### [SHORT EXERCISE]
Take the lines from the head of the listing through the one bearing "string; bottom: string;" and copy them exactly, leaving every picture out.
## Start
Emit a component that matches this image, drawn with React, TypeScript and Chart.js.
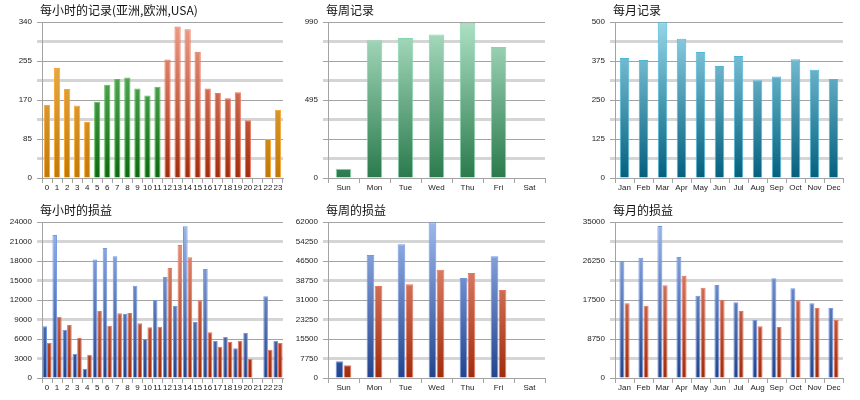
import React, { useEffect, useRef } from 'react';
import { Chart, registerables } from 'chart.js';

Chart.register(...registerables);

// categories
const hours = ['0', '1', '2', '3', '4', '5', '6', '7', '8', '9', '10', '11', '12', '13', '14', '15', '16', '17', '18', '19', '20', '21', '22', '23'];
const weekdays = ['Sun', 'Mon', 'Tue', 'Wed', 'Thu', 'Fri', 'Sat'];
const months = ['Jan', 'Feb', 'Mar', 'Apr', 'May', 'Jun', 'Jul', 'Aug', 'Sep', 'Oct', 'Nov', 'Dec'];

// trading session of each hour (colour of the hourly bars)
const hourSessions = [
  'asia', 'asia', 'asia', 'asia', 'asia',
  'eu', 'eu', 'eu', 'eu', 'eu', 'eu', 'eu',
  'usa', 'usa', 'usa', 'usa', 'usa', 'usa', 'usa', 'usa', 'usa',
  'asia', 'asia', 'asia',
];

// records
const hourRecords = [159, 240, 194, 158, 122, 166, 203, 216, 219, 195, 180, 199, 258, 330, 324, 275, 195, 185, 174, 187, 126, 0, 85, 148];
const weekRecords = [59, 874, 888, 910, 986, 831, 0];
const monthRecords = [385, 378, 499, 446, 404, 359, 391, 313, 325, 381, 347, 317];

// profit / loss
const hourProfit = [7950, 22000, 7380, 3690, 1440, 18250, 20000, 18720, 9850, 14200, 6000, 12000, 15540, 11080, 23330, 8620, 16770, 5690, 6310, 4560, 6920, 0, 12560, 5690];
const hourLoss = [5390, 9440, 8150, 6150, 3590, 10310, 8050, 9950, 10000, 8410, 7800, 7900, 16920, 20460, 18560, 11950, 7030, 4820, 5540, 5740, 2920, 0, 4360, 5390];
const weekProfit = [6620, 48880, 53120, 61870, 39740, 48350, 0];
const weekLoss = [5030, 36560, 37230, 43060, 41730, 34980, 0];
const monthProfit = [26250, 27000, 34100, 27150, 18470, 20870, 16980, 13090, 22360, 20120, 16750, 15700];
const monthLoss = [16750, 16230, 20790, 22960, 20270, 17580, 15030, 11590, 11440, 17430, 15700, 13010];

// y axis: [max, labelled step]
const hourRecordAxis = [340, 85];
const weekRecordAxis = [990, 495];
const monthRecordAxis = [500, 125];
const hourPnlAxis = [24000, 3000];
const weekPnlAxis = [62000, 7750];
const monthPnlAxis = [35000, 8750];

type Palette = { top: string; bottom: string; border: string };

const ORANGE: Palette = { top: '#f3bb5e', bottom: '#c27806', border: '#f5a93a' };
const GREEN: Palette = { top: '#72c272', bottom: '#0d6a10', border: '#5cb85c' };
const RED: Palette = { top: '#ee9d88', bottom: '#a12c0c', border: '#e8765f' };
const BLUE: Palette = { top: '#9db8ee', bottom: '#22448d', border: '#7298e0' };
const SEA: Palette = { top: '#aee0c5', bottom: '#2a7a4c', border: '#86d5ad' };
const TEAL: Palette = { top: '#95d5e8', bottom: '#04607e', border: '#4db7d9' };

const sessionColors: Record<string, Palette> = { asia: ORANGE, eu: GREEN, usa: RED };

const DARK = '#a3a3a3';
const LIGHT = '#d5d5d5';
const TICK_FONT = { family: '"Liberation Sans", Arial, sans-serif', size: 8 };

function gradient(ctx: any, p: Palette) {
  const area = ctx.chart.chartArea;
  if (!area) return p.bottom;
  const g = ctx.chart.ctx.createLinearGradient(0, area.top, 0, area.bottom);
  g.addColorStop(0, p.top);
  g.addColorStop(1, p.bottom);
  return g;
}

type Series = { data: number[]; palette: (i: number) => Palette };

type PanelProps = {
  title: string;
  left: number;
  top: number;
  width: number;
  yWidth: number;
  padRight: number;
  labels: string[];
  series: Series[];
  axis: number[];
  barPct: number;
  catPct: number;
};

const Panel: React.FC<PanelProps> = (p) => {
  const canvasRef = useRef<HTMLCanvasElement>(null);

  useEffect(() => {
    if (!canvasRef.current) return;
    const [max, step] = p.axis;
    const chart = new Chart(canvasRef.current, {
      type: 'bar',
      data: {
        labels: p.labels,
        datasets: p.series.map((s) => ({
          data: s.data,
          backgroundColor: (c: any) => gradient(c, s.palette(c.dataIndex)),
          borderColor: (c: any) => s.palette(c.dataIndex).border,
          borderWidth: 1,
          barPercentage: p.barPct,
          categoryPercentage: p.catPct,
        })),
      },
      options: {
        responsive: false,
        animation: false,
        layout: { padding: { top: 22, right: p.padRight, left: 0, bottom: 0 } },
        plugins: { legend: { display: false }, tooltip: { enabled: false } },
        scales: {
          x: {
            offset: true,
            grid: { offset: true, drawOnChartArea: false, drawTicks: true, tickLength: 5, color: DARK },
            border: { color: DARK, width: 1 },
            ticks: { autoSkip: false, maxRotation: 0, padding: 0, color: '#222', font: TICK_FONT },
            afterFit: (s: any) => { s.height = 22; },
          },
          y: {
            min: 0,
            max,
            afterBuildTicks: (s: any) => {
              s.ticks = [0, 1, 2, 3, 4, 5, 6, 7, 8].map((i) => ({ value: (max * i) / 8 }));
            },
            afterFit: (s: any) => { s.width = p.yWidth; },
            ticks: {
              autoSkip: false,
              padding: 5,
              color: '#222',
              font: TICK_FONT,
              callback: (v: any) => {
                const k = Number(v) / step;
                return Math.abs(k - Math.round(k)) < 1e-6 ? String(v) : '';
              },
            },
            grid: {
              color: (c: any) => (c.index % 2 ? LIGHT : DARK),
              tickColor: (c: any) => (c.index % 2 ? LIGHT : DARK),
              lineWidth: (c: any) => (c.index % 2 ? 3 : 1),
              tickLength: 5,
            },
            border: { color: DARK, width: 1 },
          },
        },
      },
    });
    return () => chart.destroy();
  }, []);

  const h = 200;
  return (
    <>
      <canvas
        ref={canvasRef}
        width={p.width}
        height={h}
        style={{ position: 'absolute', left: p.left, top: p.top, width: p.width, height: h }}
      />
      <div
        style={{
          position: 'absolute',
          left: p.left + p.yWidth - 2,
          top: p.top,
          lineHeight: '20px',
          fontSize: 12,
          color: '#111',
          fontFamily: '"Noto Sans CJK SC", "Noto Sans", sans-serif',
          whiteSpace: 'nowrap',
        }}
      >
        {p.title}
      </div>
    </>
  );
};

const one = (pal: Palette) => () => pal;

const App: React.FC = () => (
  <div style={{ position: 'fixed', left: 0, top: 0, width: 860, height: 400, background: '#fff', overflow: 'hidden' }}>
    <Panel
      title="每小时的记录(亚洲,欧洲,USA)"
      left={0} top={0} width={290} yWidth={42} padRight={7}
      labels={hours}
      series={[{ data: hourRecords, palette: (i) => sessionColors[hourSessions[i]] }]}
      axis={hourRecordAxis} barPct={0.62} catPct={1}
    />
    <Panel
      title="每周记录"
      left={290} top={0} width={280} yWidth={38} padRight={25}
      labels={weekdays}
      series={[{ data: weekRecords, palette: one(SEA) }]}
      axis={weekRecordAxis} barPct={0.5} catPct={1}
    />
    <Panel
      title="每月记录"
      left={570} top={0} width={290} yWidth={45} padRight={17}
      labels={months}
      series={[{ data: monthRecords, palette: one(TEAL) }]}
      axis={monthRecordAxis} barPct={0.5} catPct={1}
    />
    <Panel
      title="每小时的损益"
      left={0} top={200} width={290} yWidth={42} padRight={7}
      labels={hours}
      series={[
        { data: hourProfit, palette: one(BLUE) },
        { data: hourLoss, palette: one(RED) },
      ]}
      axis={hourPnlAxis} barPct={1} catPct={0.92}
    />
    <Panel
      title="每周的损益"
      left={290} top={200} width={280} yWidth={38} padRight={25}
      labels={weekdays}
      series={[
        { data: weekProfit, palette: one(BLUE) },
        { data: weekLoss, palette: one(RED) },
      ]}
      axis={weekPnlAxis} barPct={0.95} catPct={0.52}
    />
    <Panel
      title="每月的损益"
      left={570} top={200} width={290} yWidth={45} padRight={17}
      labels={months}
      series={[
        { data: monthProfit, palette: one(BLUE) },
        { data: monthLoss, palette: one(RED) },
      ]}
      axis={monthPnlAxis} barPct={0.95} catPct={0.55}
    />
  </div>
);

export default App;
## End
### [WORKED ANSWER]
Emit a component that matches this image, drawn with React, TypeScript and Chart.js.
import React, { useEffect, useRef } from 'react';
import { Chart, registerables } from 'chart.js';

Chart.register(...registerables);

// categories
const hours = ['0', '1', '2', '3', '4', '5', '6', '7', '8', '9', '10', '11', '12', '13', '14', '15', '16', '17', '18', '19', '20', '21', '22', '23'];
const weekdays = ['Sun', 'Mon', 'Tue', 'Wed', 'Thu', 'Fri', 'Sat'];
const months = ['Jan', 'Feb', 'Mar', 'Apr', 'May', 'Jun', 'Jul', 'Aug', 'Sep', 'Oct', 'Nov', 'Dec'];

// trading session of each hour (colour of the hourly bars)
const hourSessions = [
  'asia', 'asia', 'asia', 'asia', 'asia',
  'eu', 'eu', 'eu', 'eu', 'eu', 'eu', 'eu',
  'usa', 'usa', 'usa', 'usa', 'usa', 'usa', 'usa', 'usa', 'usa',
  'asia', 'asia', 'asia',
];

// records
const hourRecords = [159, 240, 194, 158, 122, 166, 203, 216, 219, 195, 180, 199, 258, 330, 324, 275, 195, 185, 174, 187, 126, 0, 85, 148];
const weekRecords = [59, 874, 888, 910, 986, 831, 0];
const monthRecords = [385, 378, 499, 446, 404, 359, 391, 313, 325, 381, 347, 317];

// profit / loss
const hourProfit = [7950, 22000, 7380, 3690, 1440, 18250, 20000, 18720, 9850, 14200, 6000, 12000, 15540, 11080, 23330, 8620, 16770, 5690, 6310, 4560, 6920, 0, 12560, 5690];
const hourLoss = [5390, 9440, 8150, 6150, 3590, 10310, 8050, 9950, 10000, 8410, 7800, 7900, 16920, 20460, 18560, 11950, 7030, 4820, 5540, 5740, 2920, 0, 4360, 5390];
const weekProfit = [6620, 48880, 53120, 61870, 39740, 48350, 0];
const weekLoss = [5030, 36560, 37230, 43060, 41730, 34980, 0];
const monthProfit = [26250, 27000, 34100, 27150, 18470, 20870, 16980, 13090, 22360, 20120, 16750, 15700];
const monthLoss = [16750, 16230, 20790, 22960, 20270, 17580, 15030, 11590, 11440, 17430, 15700, 13010];

// y axis: [max, labelled step]
const hourRecordAxis = [340, 85];
const weekRecordAxis = [990, 495];
const monthRecordAxis = [500, 125];
const hourPnlAxis = [24000, 3000];
const weekPnlAxis = [62000, 7750];
const monthPnlAxis = [35000, 8750];

type Palette = { top: string; bottom: string; border: string };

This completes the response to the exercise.